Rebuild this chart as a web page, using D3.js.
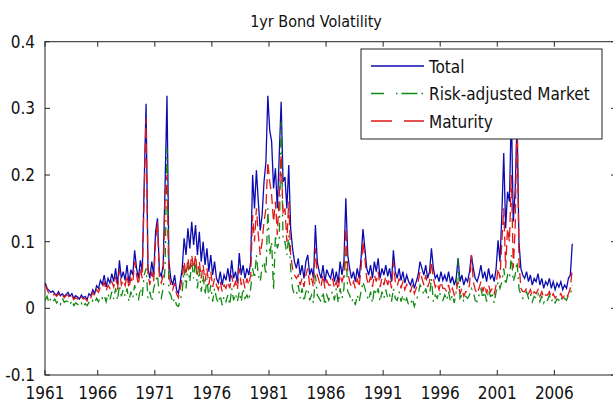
<!DOCTYPE html>
<html>
<head>
<meta charset="utf-8">
<script src="https://cdn.jsdelivr.net/npm/d3@7.9.0/dist/d3.min.js"></script>
<style>
  body { margin: 0; background: #fff; }
  svg { display: block; font-family: "Liberation Sans Narrow", "Arial Narrow", "DejaVu Sans Condensed", sans-serif; }
</style>
</head>
<body>
<svg id="chart" width="613" height="406"></svg>
<script>
// bimonthly observations, first one at 1961.4
const startYear = 1961.4;
const perYear = 6;

const total = [
  0.038, 0.030, 0.027, 0.024, 0.026, 0.022,
  0.020, 0.025, 0.019, 0.022, 0.018, 0.021,
  0.024, 0.018, 0.022, 0.015, 0.019, 0.017,
  0.014, 0.020, 0.016, 0.018, 0.013, 0.022,
  0.019, 0.028, 0.022, 0.034, 0.030, 0.042,
  0.036, 0.050, 0.032, 0.045, 0.038, 0.052,
  0.040, 0.060, 0.035, 0.072, 0.045, 0.055,
  0.042, 0.065, 0.038, 0.058, 0.050, 0.087,
  0.060, 0.045, 0.072, 0.055, 0.185, 0.307,
  0.060, 0.045, 0.070, 0.050, 0.115, 0.135,
  0.055, 0.048, 0.065, 0.185, 0.319, 0.070,
  0.045, 0.035, 0.050, 0.028, 0.022, 0.040,
  0.060, 0.105, 0.080, 0.120, 0.090, 0.130,
  0.095, 0.125, 0.080, 0.115, 0.070, 0.100,
  0.065, 0.090, 0.055, 0.080, 0.050, 0.070,
  0.045, 0.038, 0.055, 0.035, 0.050, 0.042,
  0.060, 0.040, 0.072, 0.045, 0.055, 0.038,
  0.083, 0.050, 0.065, 0.045, 0.060, 0.050,
  0.070, 0.200, 0.150, 0.207, 0.160, 0.117,
  0.140, 0.190, 0.220, 0.319, 0.267, 0.250,
  0.180, 0.210, 0.150, 0.230, 0.310, 0.190,
  0.197, 0.150, 0.215, 0.120, 0.090, 0.070,
  0.060, 0.075, 0.050, 0.065, 0.045, 0.070,
  0.080, 0.050, 0.060, 0.045, 0.125, 0.070,
  0.055, 0.045, 0.065, 0.040, 0.058, 0.050,
  0.045, 0.060, 0.040, 0.055, 0.038, 0.070,
  0.050, 0.070, 0.165, 0.080, 0.060, 0.045,
  0.055, 0.040, 0.060, 0.045, 0.075, 0.119,
  0.090, 0.060, 0.050, 0.065, 0.045, 0.070,
  0.055, 0.075, 0.045, 0.060, 0.050, 0.065,
  0.048, 0.060, 0.040, 0.087, 0.055, 0.045,
  0.060, 0.042, 0.055, 0.038, 0.050, 0.040,
  0.035, 0.045, 0.030, 0.040, 0.050, 0.070,
  0.060, 0.050, 0.065, 0.045, 0.055, 0.090,
  0.060, 0.045, 0.050, 0.040, 0.055, 0.042,
  0.050, 0.040, 0.055, 0.038, 0.048, 0.035,
  0.045, 0.075, 0.040, 0.050, 0.035, 0.045,
  0.040, 0.055, 0.080, 0.060, 0.045, 0.040,
  0.050, 0.065, 0.045, 0.055, 0.040, 0.060,
  0.045, 0.050, 0.040, 0.060, 0.102, 0.070,
  0.140, 0.233, 0.120, 0.175, 0.160, 0.300,
  0.130, 0.177, 0.280, 0.100, 0.060, 0.050,
  0.045, 0.055, 0.040, 0.050, 0.035, 0.045,
  0.040, 0.052, 0.035, 0.045, 0.030, 0.040,
  0.035, 0.045, 0.030, 0.040, 0.028, 0.038,
  0.032, 0.040, 0.028, 0.035, 0.030, 0.045,
  0.050, 0.097
];

const market = [
  0.012, 0.018, 0.008, 0.015, 0.010, 0.014,
  0.008, 0.012, 0.006, 0.015, 0.009, 0.011,
  0.010, 0.005, 0.012, 0.004, 0.008, 0.006,
  0.003, 0.008, 0.002, 0.007, 0.004, 0.009,
  0.006, 0.012, 0.008, 0.015, 0.010, 0.018,
  0.015, 0.020, 0.010, 0.022, 0.012, 0.025,
  0.014, 0.030, 0.012, 0.035, 0.018, 0.028,
  0.018, 0.030, 0.010, 0.025, 0.015, 0.035,
  0.020, 0.012, 0.030, 0.018, 0.050, 0.060,
  0.015, 0.025, 0.010, 0.030, 0.040, 0.050,
  0.020, 0.015, 0.030, 0.060, 0.240, 0.025,
  0.020, 0.008, 0.015, 0.005, 0.003, 0.012,
  0.025, 0.060, 0.030, 0.065, 0.040, 0.070,
  0.045, 0.075, 0.030, 0.060, 0.025, 0.050,
  0.020, 0.045, 0.015, 0.035, 0.010, 0.030,
  0.015, 0.008, 0.020, 0.005, 0.018, 0.010,
  0.020, 0.005, 0.030, 0.012, 0.022, 0.010,
  0.025, 0.010, 0.030, 0.015, 0.020, 0.012,
  0.030, 0.060, 0.045, 0.080, 0.050, 0.040,
  0.062, 0.070, 0.050, 0.150, 0.080, 0.100,
  0.027, 0.110, 0.090, 0.100, 0.280, 0.100,
  0.100, 0.080, 0.110, 0.060, 0.030, 0.020,
  0.020, 0.035, 0.015, 0.030, 0.010, 0.025,
  0.030, 0.012, 0.020, 0.008, 0.050, 0.020,
  0.015, 0.010, 0.025, 0.005, 0.020, 0.012,
  0.020, 0.025, 0.012, 0.030, 0.008, 0.030,
  0.015, 0.030, 0.090, 0.025, 0.020, 0.010,
  0.015, 0.005, 0.020, 0.010, 0.025, 0.040,
  0.030, 0.020, 0.012, 0.025, 0.008, 0.030,
  0.020, 0.030, 0.010, 0.025, 0.015, 0.028,
  0.015, 0.020, 0.010, 0.030, 0.015, 0.012,
  0.025, 0.010, 0.020, 0.008, 0.015, 0.005,
  0.005, 0.015, 0.003, 0.012, 0.020, 0.035,
  0.030, 0.020, 0.030, 0.015, 0.020, 0.045,
  0.010, 0.020, 0.015, 0.025, 0.018, 0.012,
  0.020, 0.012, 0.025, 0.010, 0.020, 0.008,
  0.025, 0.075, 0.015, 0.020, 0.010, 0.018,
  0.015, 0.020, 0.030, 0.025, 0.012, 0.010,
  0.020, 0.030, 0.015, 0.025, 0.010, 0.028,
  0.018, 0.020, 0.008, 0.025, 0.040, 0.030,
  0.040, 0.060, 0.035, 0.050, 0.045, 0.080,
  0.040, 0.050, 0.070, 0.030, 0.020, 0.015,
  0.020, 0.025, 0.015, 0.022, 0.010, 0.018,
  0.015, 0.022, 0.010, 0.018, 0.008, 0.015,
  0.012, 0.020, 0.010, 0.015, 0.008, 0.014,
  0.012, 0.018, 0.010, 0.015, 0.012, 0.020,
  0.020, 0.035
];

const maturity = [
  0.036, 0.028, 0.022, 0.023, 0.020, 0.021,
  0.018, 0.022, 0.017, 0.020, 0.016, 0.019,
  0.020, 0.015, 0.019, 0.013, 0.016, 0.014,
  0.012, 0.017, 0.014, 0.015, 0.011, 0.018,
  0.016, 0.024, 0.019, 0.028, 0.024, 0.032,
  0.030, 0.040, 0.026, 0.035, 0.030, 0.040,
  0.032, 0.048, 0.028, 0.058, 0.035, 0.042,
  0.034, 0.050, 0.030, 0.045, 0.038, 0.070,
  0.050, 0.035, 0.060, 0.045, 0.170, 0.285,
  0.050, 0.035, 0.055, 0.040, 0.100, 0.130,
  0.045, 0.038, 0.050, 0.170, 0.200, 0.050,
  0.035, 0.028, 0.038, 0.022, 0.016, 0.030,
  0.045, 0.070, 0.050, 0.075, 0.055, 0.080,
  0.060, 0.080, 0.050, 0.070, 0.045, 0.065,
  0.040, 0.060, 0.035, 0.055, 0.032, 0.045,
  0.035, 0.028, 0.040, 0.025, 0.035, 0.030,
  0.040, 0.030, 0.050, 0.032, 0.040, 0.028,
  0.060, 0.035, 0.045, 0.030, 0.045, 0.035,
  0.050, 0.140, 0.100, 0.150, 0.110, 0.080,
  0.100, 0.130, 0.150, 0.220, 0.190, 0.170,
  0.130, 0.160, 0.110, 0.170, 0.230, 0.140,
  0.150, 0.100, 0.160, 0.080, 0.060, 0.050,
  0.045, 0.050, 0.035, 0.045, 0.032, 0.050,
  0.060, 0.035, 0.045, 0.032, 0.090, 0.050,
  0.040, 0.032, 0.050, 0.030, 0.042, 0.035,
  0.035, 0.045, 0.030, 0.040, 0.028, 0.050,
  0.040, 0.050, 0.120, 0.055, 0.040, 0.032,
  0.040, 0.030, 0.045, 0.032, 0.060, 0.100,
  0.075, 0.045, 0.035, 0.048, 0.032, 0.050,
  0.040, 0.055, 0.032, 0.045, 0.035, 0.048,
  0.035, 0.045, 0.030, 0.070, 0.040, 0.033,
  0.045, 0.030, 0.040, 0.028, 0.036, 0.030,
  0.025, 0.035, 0.022, 0.030, 0.040, 0.055,
  0.045, 0.035, 0.050, 0.032, 0.040, 0.070,
  0.045, 0.032, 0.038, 0.028, 0.040, 0.030,
  0.030, 0.025, 0.035, 0.022, 0.030, 0.020,
  0.025, 0.040, 0.022, 0.030, 0.018, 0.025,
  0.025, 0.035, 0.080, 0.040, 0.028, 0.022,
  0.030, 0.040, 0.025, 0.035, 0.022, 0.035,
  0.025, 0.030, 0.022, 0.035, 0.060, 0.045,
  0.100, 0.150, 0.060, 0.120, 0.100, 0.200,
  0.060, 0.120, 0.300, 0.070, 0.030, 0.025,
  0.025, 0.030, 0.022, 0.028, 0.018, 0.025,
  0.022, 0.028, 0.018, 0.025, 0.016, 0.020,
  0.020, 0.025, 0.016, 0.022, 0.015, 0.020,
  0.018, 0.022, 0.015, 0.020, 0.016, 0.022,
  0.030, 0.060
];

const seriesNames = ['Total', 'Risk-adjusted Market', 'Maturity'];
const seriesColors = ['#0b0bb0', '#128a12', '#e01818'];
const xTickLabels = ['1961', '1966', '1971', '1976', '1981', '1986', '1991', '1996', '2001', '2006'];
const yTicks = [-0.1, 0, 0.1, 0.2, 0.3, 0.4];

const svg = d3.select('#chart');
const plotL = 45, plotR = 616, plotT = 41.7, plotB = 375;

const x = d3.scaleLinear().domain([startYear - 0.02, 2011.4]).range([plotL, plotR]);
const y = d3.scaleLinear().domain([-0.1, 0.4]).range([plotB, plotT]);

// first label sits on the first observation, the rest on whole years
const xTickPos = xTickLabels.map((t, i) => i === 0 ? startYear - 0.02 : +t);

const yearOf = i => startYear + i / perYear;
const line = d3.line().x((d, i) => x(yearOf(i))).y(d => y(d));

const g = svg.append('g');
g.append('path').datum(total)
  .attr('fill', 'none').attr('stroke', seriesColors[0]).attr('stroke-width', 1.3)
  .attr('d', line);
g.append('path').datum(market)
  .attr('fill', 'none').attr('stroke', seriesColors[1]).attr('stroke-width', 1.3)
  .attr('stroke-dasharray', '9,5,2,5')
  .attr('d', line);
g.append('path').datum(maturity)
  .attr('fill', 'none').attr('stroke', seriesColors[2]).attr('stroke-width', 1.3)
  .attr('stroke-dasharray', '10,5')
  .attr('d', line);

// box with inward ticks on all four sides
const axisColor = '#222';
const tl = 5;
svg.append('rect')
  .attr('x', plotL).attr('y', plotT).attr('width', plotR - plotL).attr('height', plotB - plotT)
  .attr('fill', 'none').attr('stroke', axisColor).attr('stroke-width', 1);

xTickPos.forEach(p => {
  svg.append('line').attr('x1', x(p)).attr('x2', x(p)).attr('y1', plotB).attr('y2', plotB - tl)
    .attr('stroke', axisColor);
  svg.append('line').attr('x1', x(p)).attr('x2', x(p)).attr('y1', plotT).attr('y2', plotT + tl)
    .attr('stroke', axisColor);
});
yTicks.forEach(v => {
  svg.append('line').attr('x1', plotL).attr('x2', plotL + tl).attr('y1', y(v)).attr('y2', y(v))
    .attr('stroke', axisColor);
  svg.append('line').attr('x1', plotR).attr('x2', plotR - tl).attr('y1', y(v)).attr('y2', y(v))
    .attr('stroke', axisColor);
});

svg.selectAll('.xlab').data(xTickLabels).join('text')
  .attr('x', (d, i) => x(xTickPos[i])).attr('y', 399)
  .attr('text-anchor', 'middle').attr('font-size', 17).attr('fill', '#111')
  .text(d => d);

svg.selectAll('.ylab').data(yTicks).join('text')
  .attr('x', 35).attr('y', d => y(d) + 6)
  .attr('text-anchor', 'end').attr('font-size', 17).attr('fill', '#111')
  .text(d => d3.format('.1f')(d).replace('0.0', '0').replace('−', '-'));

svg.append('text')
  .attr('x', 316).attr('y', 27).attr('text-anchor', 'middle')
  .attr('font-size', 16).attr('fill', '#111')
  .text('1yr Bond Volatility');

// legend
const lg = svg.append('g');
lg.append('rect').attr('x', 361).attr('y', 49).attr('width', 241).attr('height', 90)
  .attr('fill', '#fff').attr('stroke', axisColor);
const legendDash = [null, '13,12,1.5,4,16,4,1.5', '21,12'];
seriesNames.forEach((name, i) => {
  const cy = 66 + i * 27.5;
  lg.append('line').attr('x1', 371).attr('x2', 424).attr('y1', cy).attr('y2', cy)
    .attr('stroke', seriesColors[i]).attr('stroke-width', 1.3)
    .attr('stroke-dasharray', legendDash[i]);
  lg.append('text').attr('x', 429).attr('y', cy + 6.5)
    .attr('font-size', 17).attr('fill', '#111').text(name);
});
</script>
</body>
</html>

┄┄┄┄┄┄

• Goal of the exercise:
Which lines hold the word "chart"? Show each one.

• Reply:
Rebuild this chart as a web page, using D3.js.
<svg id="chart" width="613" height="406"></svg>
const svg = d3.select('#chart');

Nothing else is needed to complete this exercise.